Tailscale Launches tailscale-rs: Official Rust Library for Embedding Tailscale in Applications
Key Takeaways
- ▸tailscale-rs provides native Rust support plus language bindings for Python, Elixir, and C, solving the multi-runtime compatibility issues that plagued the earlier libtailscale approach
- ▸The library enables embedding Tailscale into applications without OS-level network stack modifications, making it viable for containerized and kernel-restricted environments
- ▸Available as an experimental preview on GitHub, the release invites community feedback before production readiness, reflecting Tailscale's commitment to developer-driven iteration
Summary
Tailscale has announced tailscale-rs, an official Rust library that enables developers to embed Tailscale networking directly into their applications without relying on OS-level network stack modifications. The library addresses limitations of the existing libtailscale C library, which causes runtime conflicts when used alongside other language runtimes like Python or Ruby. The experimental preview release includes initial bindings for Python, Elixir, and C, alongside native Rust support, and is available on GitHub for community feedback.

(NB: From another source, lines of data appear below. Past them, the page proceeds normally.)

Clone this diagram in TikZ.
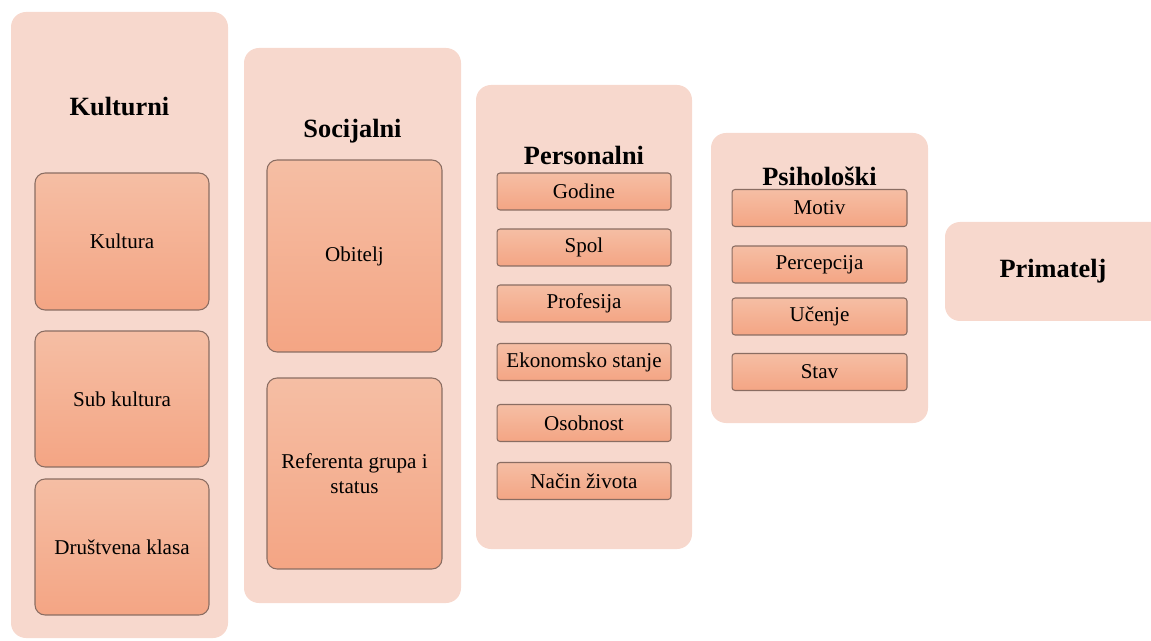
\documentclass[tikz,border=0pt]{standalone}
\usepackage{fontspec}
\setmainfont{Liberation Serif}
\usepackage{tikz}

\definecolor{panelfill}{HTML}{F7D8CD}
\definecolor{innertop}{HTML}{F5BEA4}
\definecolor{innerbot}{HTML}{F4A584}
\definecolor{boxline}{HTML}{8A6D62}

\tikzset{
  panel/.style={fill=panelfill, rounded corners=0.3cm},
  title/.style={font=\fontsize{15}{18}\selectfont\bfseries},
  bigbox/.style={draw=boxline, line width=0.6pt, top color=innertop, bottom color=innerbot,
    rounded corners=0.2cm, inner sep=0pt, align=center, minimum width=3.48cm,
    font=\fontsize{12}{14}\selectfont},
  smallbox/.style={draw=boxline, line width=0.6pt, top color=innertop, bottom color=innerbot,
    rounded corners=0.06cm, inner sep=0pt, minimum width=3.48cm, minimum height=0.74cm,
    font=\fontsize{12}{14}\selectfont}
}

\begin{document}
\begin{tikzpicture}[x=0.02cm, y=-0.02cm]
        \useasboundingbox (0,0) rectangle (1151,641);

        % 背景面板
        \fill[panel] (11,12) rectangle (228,638);
        \fill[panel] (244,48) rectangle (461,603);
        \fill[panel] (476,85) rectangle (692,549);
        \fill[panel] (711,133) rectangle (928,423);
        \fill[panel] (945,222) rectangle (1175,321);

        % Kulturni
        \node[title] (kulturni) at (119.5,107) {Kulturni};
        \node[bigbox, minimum height=2.74cm] (kultura) at (122,241.5) {Kultura};
        \node[bigbox, minimum height=2.72cm] (subkultura) at (122,399) {Sub kultura};
        \node[bigbox, minimum height=2.72cm] (klasa) at (122,547) {Društvena klasa};

        % Socijalni
        \node[title] (socijalni) at (352.5,131) {Socijalni};
        \node[bigbox, minimum width=3.5cm, minimum height=3.84cm] (obitelj) at (354.5,256) {Obitelj};
        \node[bigbox, minimum width=3.5cm, minimum height=3.82cm] (grupa) at (354.5,473.5) {Referenta grupa i\\status};

        % Personalni
        \node[title] (personalni) at (584,155) {Personalni};
        \node[smallbox] (godine) at (584,191.5) {Godine};
        \node[smallbox] (spol) at (584,247.5) {Spol};
        \node[smallbox] (profesija) at (584,303.5) {Profesija};
        \node[smallbox] (stanje) at (584,362) {Ekonomsko stanje};
        \node[smallbox] (osobnost) at (584,423) {Osobnost};
        \node[smallbox] (zivot) at (584,481) {Način života};

        % Psihološki
        \node[title] (psiholoski) at (819.5,176) {Psihološki};
        \node[smallbox, minimum width=3.5cm] (motiv) at (819.5,208) {Motiv};
        \node[smallbox, minimum width=3.5cm] (percepcija) at (819.5,264.5) {Percepcija};
        \node[smallbox, minimum width=3.5cm] (ucenje) at (819.5,316.5) {Učenje};
        \node[smallbox, minimum width=3.5cm] (stav) at (819.5,372) {Stav};

        % Primatelj
        \node[title] (primatelj) at (1053,271) {Primatelj};
    \end{tikzpicture}
\end{document}
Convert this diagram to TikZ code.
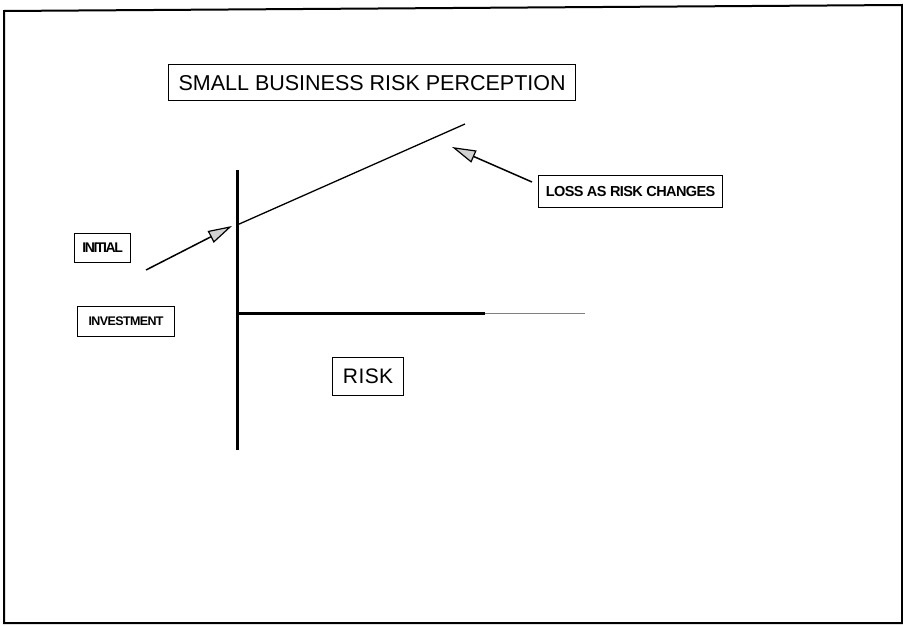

The new library builds upon Tailscale's existing tsnet Go library, extending the concept of "Tailscale as a library" to polyglot development environments. This approach allows developers to create standalone applications with seamless access to Tailscale networks without forcing OS-level networking changes—a capability particularly valuable in containerized environments, stripped-down kernel systems, or when integrating with applications built in languages other than Go. Tailscale has already demonstrated the utility of embedded Tailscale through internal tools like setec, tsidp, and tclip.
Editorial Opinion
tailscale-rs represents a pragmatic evolution in Tailscale's platform strategy, acknowledging that not every developer works in Go while maintaining the architectural elegance of embedded networking. By solving the runtime collision problem that plagued libtailscale, this library could substantially expand Tailscale's addressable market among Python, Elixir, and Rust developers. However, the "experimental preview" designation suggests that developers should hold off on production deployments until stability is proven—a reasonable caution that could slow adoption.